● EXERCISE OBJECTIVE:
Copy every line from the material below that holds "matplotlib".

● RECORDED INFORMATION:
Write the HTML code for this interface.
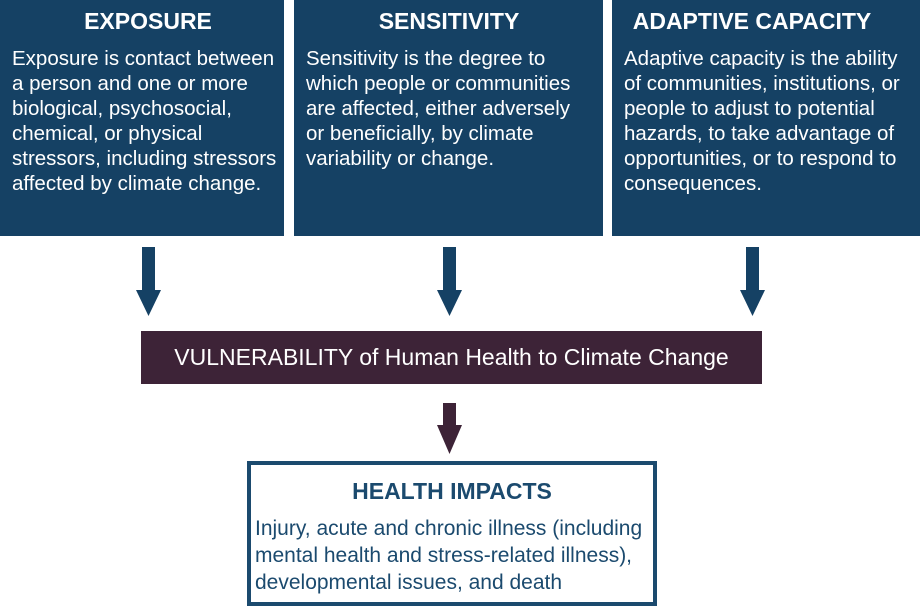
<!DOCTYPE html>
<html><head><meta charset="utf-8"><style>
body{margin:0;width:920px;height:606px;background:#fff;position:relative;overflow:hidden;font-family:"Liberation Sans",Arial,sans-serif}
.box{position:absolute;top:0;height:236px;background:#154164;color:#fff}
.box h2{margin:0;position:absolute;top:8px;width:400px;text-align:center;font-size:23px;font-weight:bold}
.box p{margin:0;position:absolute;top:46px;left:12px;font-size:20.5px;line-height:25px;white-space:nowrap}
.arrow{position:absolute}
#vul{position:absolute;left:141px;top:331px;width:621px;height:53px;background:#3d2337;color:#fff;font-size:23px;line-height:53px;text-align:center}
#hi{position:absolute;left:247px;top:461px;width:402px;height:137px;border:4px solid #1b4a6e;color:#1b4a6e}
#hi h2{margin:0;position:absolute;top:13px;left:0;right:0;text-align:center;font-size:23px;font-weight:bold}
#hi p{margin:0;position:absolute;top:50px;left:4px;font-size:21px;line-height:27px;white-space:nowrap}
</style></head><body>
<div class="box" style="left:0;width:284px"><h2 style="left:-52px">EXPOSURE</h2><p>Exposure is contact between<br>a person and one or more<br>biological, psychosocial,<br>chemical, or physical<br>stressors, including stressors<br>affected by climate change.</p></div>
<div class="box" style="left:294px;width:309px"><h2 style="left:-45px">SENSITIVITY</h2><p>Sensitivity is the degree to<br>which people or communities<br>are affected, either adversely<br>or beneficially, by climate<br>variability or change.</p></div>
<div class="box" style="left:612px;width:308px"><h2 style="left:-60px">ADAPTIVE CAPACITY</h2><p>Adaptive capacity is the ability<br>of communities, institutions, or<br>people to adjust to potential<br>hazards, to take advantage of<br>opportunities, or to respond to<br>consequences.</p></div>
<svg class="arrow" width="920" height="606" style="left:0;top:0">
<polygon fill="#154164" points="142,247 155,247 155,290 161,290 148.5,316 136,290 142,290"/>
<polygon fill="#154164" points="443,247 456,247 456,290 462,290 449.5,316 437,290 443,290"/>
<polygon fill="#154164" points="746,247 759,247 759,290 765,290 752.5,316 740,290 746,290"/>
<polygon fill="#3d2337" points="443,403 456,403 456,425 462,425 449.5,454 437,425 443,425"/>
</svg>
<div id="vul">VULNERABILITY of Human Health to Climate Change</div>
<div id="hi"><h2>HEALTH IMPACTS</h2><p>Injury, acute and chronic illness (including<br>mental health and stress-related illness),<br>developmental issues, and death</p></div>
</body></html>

--

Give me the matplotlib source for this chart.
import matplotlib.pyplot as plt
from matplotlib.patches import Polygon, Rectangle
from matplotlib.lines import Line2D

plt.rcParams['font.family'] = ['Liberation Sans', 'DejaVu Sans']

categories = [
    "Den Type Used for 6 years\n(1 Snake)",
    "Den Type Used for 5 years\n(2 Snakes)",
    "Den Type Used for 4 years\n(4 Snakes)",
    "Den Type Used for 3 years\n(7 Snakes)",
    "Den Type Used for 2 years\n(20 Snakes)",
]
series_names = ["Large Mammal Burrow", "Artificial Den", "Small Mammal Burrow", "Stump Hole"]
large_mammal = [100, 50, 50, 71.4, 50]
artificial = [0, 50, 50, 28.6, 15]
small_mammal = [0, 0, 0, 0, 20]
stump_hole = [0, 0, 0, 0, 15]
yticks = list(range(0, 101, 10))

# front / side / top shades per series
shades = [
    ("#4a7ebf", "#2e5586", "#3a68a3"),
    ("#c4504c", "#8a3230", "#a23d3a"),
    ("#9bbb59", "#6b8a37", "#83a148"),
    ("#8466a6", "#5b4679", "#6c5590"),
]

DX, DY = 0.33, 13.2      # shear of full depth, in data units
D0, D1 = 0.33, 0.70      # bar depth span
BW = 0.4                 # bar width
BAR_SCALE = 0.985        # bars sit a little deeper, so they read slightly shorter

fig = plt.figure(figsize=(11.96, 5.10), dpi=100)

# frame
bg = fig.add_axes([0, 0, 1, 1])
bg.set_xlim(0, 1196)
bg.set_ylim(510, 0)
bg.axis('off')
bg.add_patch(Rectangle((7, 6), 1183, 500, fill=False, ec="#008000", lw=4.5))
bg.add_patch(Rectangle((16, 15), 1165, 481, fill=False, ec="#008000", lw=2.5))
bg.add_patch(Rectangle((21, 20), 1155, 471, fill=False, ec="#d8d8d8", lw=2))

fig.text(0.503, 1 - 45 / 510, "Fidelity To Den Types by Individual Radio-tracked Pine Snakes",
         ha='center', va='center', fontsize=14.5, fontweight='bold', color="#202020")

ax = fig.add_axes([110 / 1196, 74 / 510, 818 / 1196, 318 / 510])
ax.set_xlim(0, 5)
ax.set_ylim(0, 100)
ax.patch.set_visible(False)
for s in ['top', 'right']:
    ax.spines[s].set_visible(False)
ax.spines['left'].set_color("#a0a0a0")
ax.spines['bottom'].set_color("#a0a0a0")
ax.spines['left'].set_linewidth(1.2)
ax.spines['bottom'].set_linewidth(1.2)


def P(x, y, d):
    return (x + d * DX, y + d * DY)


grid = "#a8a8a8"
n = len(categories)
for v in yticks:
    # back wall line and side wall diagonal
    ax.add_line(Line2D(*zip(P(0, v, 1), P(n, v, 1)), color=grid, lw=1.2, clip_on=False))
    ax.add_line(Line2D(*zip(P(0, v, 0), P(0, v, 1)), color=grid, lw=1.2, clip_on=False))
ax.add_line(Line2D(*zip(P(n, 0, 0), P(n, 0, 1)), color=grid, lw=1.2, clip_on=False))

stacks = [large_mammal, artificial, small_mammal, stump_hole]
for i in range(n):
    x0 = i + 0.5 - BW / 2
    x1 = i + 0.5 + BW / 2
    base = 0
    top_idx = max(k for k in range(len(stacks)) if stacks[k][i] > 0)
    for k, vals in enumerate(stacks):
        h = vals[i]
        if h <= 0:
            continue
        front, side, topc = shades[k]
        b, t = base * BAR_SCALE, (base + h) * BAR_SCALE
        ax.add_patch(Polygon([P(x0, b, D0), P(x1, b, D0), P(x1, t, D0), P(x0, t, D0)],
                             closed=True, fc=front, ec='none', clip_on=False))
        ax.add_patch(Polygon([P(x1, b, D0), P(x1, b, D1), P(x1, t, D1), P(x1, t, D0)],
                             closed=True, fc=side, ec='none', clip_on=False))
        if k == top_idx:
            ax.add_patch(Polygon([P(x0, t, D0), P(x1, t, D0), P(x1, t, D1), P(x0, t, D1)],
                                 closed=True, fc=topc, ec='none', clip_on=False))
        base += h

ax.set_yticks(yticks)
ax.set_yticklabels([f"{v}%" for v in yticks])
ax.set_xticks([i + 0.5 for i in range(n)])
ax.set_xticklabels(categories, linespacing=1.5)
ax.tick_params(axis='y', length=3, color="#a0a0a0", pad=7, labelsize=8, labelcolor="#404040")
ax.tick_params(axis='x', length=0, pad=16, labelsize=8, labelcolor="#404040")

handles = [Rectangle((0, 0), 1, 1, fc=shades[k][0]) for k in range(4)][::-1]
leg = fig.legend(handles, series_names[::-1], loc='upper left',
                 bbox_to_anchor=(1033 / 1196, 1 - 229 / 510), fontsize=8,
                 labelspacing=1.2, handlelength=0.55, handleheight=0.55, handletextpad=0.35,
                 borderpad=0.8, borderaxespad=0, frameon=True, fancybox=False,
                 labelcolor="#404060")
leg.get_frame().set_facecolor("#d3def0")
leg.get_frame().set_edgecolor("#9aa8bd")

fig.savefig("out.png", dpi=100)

● OUTPUT BELOW:
Give me the matplotlib source for this chart.
import matplotlib.pyplot as plt
from matplotlib.patches import Polygon, Rectangle
from matplotlib.lines import Line2D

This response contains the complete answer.